MATERIAL SHOWN:
_ _ _

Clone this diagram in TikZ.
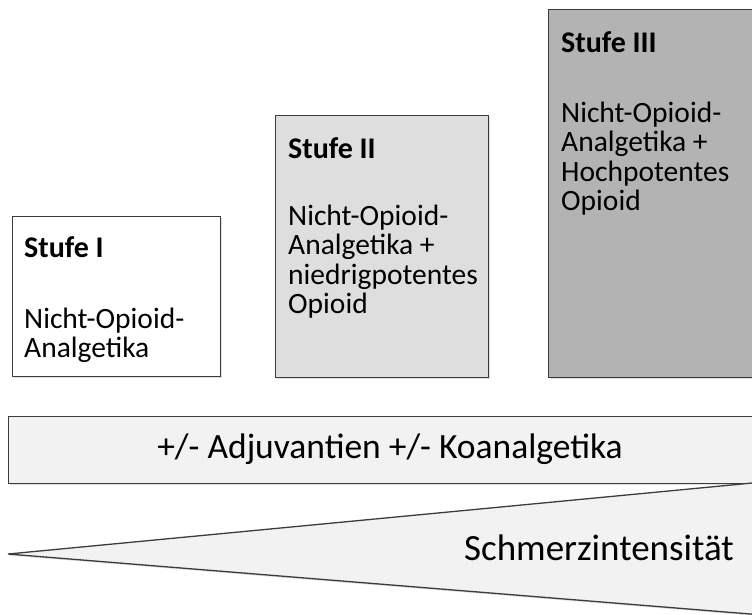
\documentclass[tikz,border=0pt]{standalone}
\usepackage{fontspec}
\setmainfont{Carlito}
\usetikzlibrary{shadows}
\definecolor{edge}{HTML}{3C3C3C}
\definecolor{lvlone}{HTML}{FFFFFF}
\definecolor{lvltwo}{HTML}{DEDEDE}
\definecolor{lvlthree}{HTML}{B3B3B3}
\definecolor{paleband}{HTML}{F2F2F2}
\tikzset{
  stagebox/.style={draw=edge, line width=1.3pt, anchor=north west, inner sep=0pt,
    drop shadow={opacity=0.25, shadow xshift=1pt, shadow yshift=-1.5pt}},
  headtxt/.style={anchor=base west, inner sep=0pt, font=\bfseries\fontsize{30}{31}\selectfont},
  bodytxt/.style={anchor=base west, inner sep=0pt, align=left, font=\fontsize{29.5}{29.5}\selectfont},
  bigtxt/.style={inner sep=0pt, font=\fontsize{35.5}{40}\selectfont}
}
\begin{document}
\begin{tikzpicture}[x=1pt,y=-1pt]
\useasboundingbox (0,0) rectangle (752,614);
\fill[white] (0,0) rectangle (752,614);
\begin{scope}
\clip (0,0) rectangle (752,614);
% stage boxes
\node[stagebox, fill=lvlone, minimum width=208pt, minimum height=160pt] (s1) at (12,216) {};
\node[stagebox, fill=lvltwo, minimum width=213pt, minimum height=262pt] (s2) at (275,115) {};
\node[stagebox, fill=lvlthree, minimum width=230pt, minimum height=368pt] (s3) at (548,9) {};
% texts (multi-line nodes: base = last line)
\node[headtxt] (h1) at (24,257) {Stufe I};
\node[bodytxt] (b1) at (24,357.5) {Nicht-Opioid-\\Analgetika};
\node[headtxt] (h2) at (288,158) {Stufe II};
\node[bodytxt] (b2) at (288,313.5) {Nicht-Opioid-\\Analgetika +\\niedrigpotentes\\Opioid};
\node[headtxt] (h3) at (561,52) {Stufe III};
\node[bodytxt] (b3) at (561,210.5) {Nicht-Opioid-\\Analgetika +\\Hochpotentes\\Opioid};
% adjuvant band
\node[stagebox, fill=paleband, minimum width=762pt, minimum height=67pt] (band) at (8,416) {};
\node[bigtxt, anchor=base] (bandtxt) at (390,458) {+/- Adjuvantien +/- Koanalgetika};
% intensity wedge
\coordinate (tip) at (8,554);
\coordinate (tr) at (790,479.4);
\coordinate (br) at (790,617.2);
\draw[draw=edge, line width=1.3pt, fill=paleband, line join=miter,
  drop shadow={opacity=0.25, shadow xshift=1pt, shadow yshift=-1.5pt}]
  (tip) -- (tr) -- (br) -- cycle;
\node[bigtxt, anchor=base east, font=\fontsize{37}{40}\selectfont] (wedgetxt) at (734,560) {Schmerzintensität};
\end{scope}
\end{tikzpicture}
\end{document}
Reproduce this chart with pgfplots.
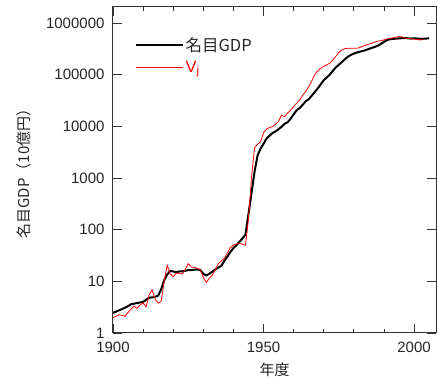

_ _ _

EXERCISE GOAL: Quote each entry above verbatim and drop the pictures.

EXERCISE RESPONSE:
Clone this diagram in TikZ.
\documentclass[tikz,border=0pt]{standalone}
\usepackage{fontspec}
\setmainfont{Carlito}
\usetikzlibrary{shadows}
\definecolor{edge}{HTML}{3C3C3C}
\definecolor{lvlone}{HTML}{FFFFFF}
\definecolor{lvltwo}{HTML}{DEDEDE}
\definecolor{lvlthree}{HTML}{B3B3B3}
\definecolor{paleband}{HTML}{F2F2F2}
\tikzset{
  stagebox/.style={draw=edge, line width=1.3pt, anchor=north west, inner sep=0pt,
    drop shadow={opacity=0.25, shadow xshift=1pt, shadow yshift=-1.5pt}},
  headtxt/.style={anchor=base west, inner sep=0pt, font=\bfseries\fontsize{30}{31}\selectfont},
  bodytxt/.style={anchor=base west, inner sep=0pt, align=left, font=\fontsize{29.5}{29.5}\selectfont},
  bigtxt/.style={inner sep=0pt, font=\fontsize{35.5}{40}\selectfont}
}
\begin{document}
\begin{tikzpicture}[x=1pt,y=-1pt]
\useasboundingbox (0,0) rectangle (752,614);
\fill[white] (0,0) rectangle (752,614);
\begin{scope}
\clip (0,0) rectangle (752,614);
% stage boxes
\node[stagebox, fill=lvlone, minimum width=208pt, minimum height=160pt] (s1) at (12,216) {};
\node[stagebox, fill=lvltwo, minimum width=213pt, minimum height=262pt] (s2) at (275,115) {};
\node[stagebox, fill=lvlthree, minimum width=230pt, minimum height=368pt] (s3) at (548,9) {};
% texts (multi-line nodes: base = last line)
\node[headtxt] (h1) at (24,257) {Stufe I};
\node[bodytxt] (b1) at (24,357.5) {Nicht-Opioid-\\Analgetika};
\node[headtxt] (h2) at (288,158) {Stufe II};
\node[bodytxt] (b2) at (288,313.5) {Nicht-Opioid-\\Analgetika +\\niedrigpotentes\\Opioid};
\node[headtxt] (h3) at (561,52) {Stufe III};
\node[bodytxt] (b3) at (561,210.5) {Nicht-Opioid-\\Analgetika +\\Hochpotentes\\Opioid};
% adjuvant band
\node[stagebox, fill=paleband, minimum width=762pt, minimum height=67pt] (band) at (8,416) {};
\node[bigtxt, anchor=base] (bandtxt) at (390,458) {+/- Adjuvantien +/- Koanalgetika};
% intensity wedge
\coordinate (tip) at (8,554);
\coordinate (tr) at (790,479.4);
\coordinate (br) at (790,617.2);
\draw[draw=edge, line width=1.3pt, fill=paleband, line join=miter,
  drop shadow={opacity=0.25, shadow xshift=1pt, shadow yshift=-1.5pt}]
  (tip) -- (tr) -- (br) -- cycle;
\node[bigtxt, anchor=base east, font=\fontsize{37}{40}\selectfont] (wedgetxt) at (734,560) {Schmerzintensität};
\end{scope}
\end{tikzpicture}
\end{document}
Reproduce this chart with pgfplots.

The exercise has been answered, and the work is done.